Image: A road going to the horizon. Courtesy of Laura Koshkina via Pixabay. License: CC0
Read more in this series
In the previous blog posts in this series, I’ve looked at what makes universities successful at ensuring that the results of their research make a difference outside their walls. Knowledge exchange professionals in universities make a big difference in making sure the results of research are exploited for societal impact and commercial opportunity.
But how will we know we are delivering world-class impact? How do we evaluate the effectiveness of what we do in knowledge exchange?
Demonstrating impact
There are unique challenges in our field when it comes to demonstrating impact. There are often very long lags between the work of researchers, and our knowledge exchange team, and its subsequent society or commercial benefit.
For example, in drug discovery – at which The Institute of Cancer Research is an international leader – we have shown that there can be more than 12 years between first patent filing and approval of a new medicine.
Demonstrating impact may also require multiple interventions. For example, our most successful drug to date, abiraterone, initially had a false start in its path to patients. It required further research and a new licence agreement to be signed before its development was eventually successful. Even now, broadening the societal benefit of abiraterone, and maintaining the commercial income we gain from it, still requires our input.
It’s also very difficult to obtain a true baseline, and to describe what would have happened without the input of the knowledge exchange office. Attributing benefits – was it our work, or that of partners or subsequent developers which really led to the impact? – is often impossible.
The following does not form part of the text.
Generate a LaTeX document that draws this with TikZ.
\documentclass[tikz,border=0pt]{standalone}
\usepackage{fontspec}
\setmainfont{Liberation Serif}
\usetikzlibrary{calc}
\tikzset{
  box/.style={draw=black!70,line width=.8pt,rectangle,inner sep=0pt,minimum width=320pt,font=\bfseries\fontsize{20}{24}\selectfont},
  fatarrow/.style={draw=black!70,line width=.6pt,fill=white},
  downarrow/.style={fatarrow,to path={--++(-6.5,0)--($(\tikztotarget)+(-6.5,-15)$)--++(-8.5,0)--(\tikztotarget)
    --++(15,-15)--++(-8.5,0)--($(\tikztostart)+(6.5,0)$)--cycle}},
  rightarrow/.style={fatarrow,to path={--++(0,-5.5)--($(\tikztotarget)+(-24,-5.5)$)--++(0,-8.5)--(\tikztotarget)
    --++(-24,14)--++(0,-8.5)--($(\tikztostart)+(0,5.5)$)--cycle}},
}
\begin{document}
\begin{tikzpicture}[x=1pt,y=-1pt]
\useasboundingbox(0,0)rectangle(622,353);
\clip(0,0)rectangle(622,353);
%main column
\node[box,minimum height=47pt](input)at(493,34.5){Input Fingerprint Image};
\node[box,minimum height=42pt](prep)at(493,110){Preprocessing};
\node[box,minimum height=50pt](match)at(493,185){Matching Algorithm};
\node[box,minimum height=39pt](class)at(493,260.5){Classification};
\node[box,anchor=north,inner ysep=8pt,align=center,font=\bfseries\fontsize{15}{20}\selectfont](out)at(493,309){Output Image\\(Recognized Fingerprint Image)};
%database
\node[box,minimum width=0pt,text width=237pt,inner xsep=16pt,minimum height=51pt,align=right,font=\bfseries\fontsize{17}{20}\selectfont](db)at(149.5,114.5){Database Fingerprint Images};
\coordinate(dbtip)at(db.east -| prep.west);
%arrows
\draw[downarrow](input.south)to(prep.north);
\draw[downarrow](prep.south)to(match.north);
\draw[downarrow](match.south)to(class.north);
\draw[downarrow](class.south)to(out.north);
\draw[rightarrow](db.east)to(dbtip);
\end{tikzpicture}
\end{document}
There is no good answer to these issues currently – but there may be in future as new ways of analysing data are developed that enable us to spot trends and gain new insights into the ways we work. To respond to these challenges, the collection of both hard and soft data will be needed, not as a performance metric, but to provide the rich seam of information for future analysis.
But what can we do now?
Telling our story
We need to tell our story, to begin constructing case studies early and highlighting how KEOs contribute to successful impact. The KEO is often not included in press releases highlighting collaborations and licences, so it is up to us to document our involvement and the difference that we have made.
It is likely that the upcoming Knowledge Exchange Framework will require us not only to show the current state of our knowledge exchange efforts but also how we plan to develop and improve. This will in due course need to be backed up by evidence, and our data and our stories will be the source of that evidence and ultimately the means of shaping the future landscape for knowledge exchange.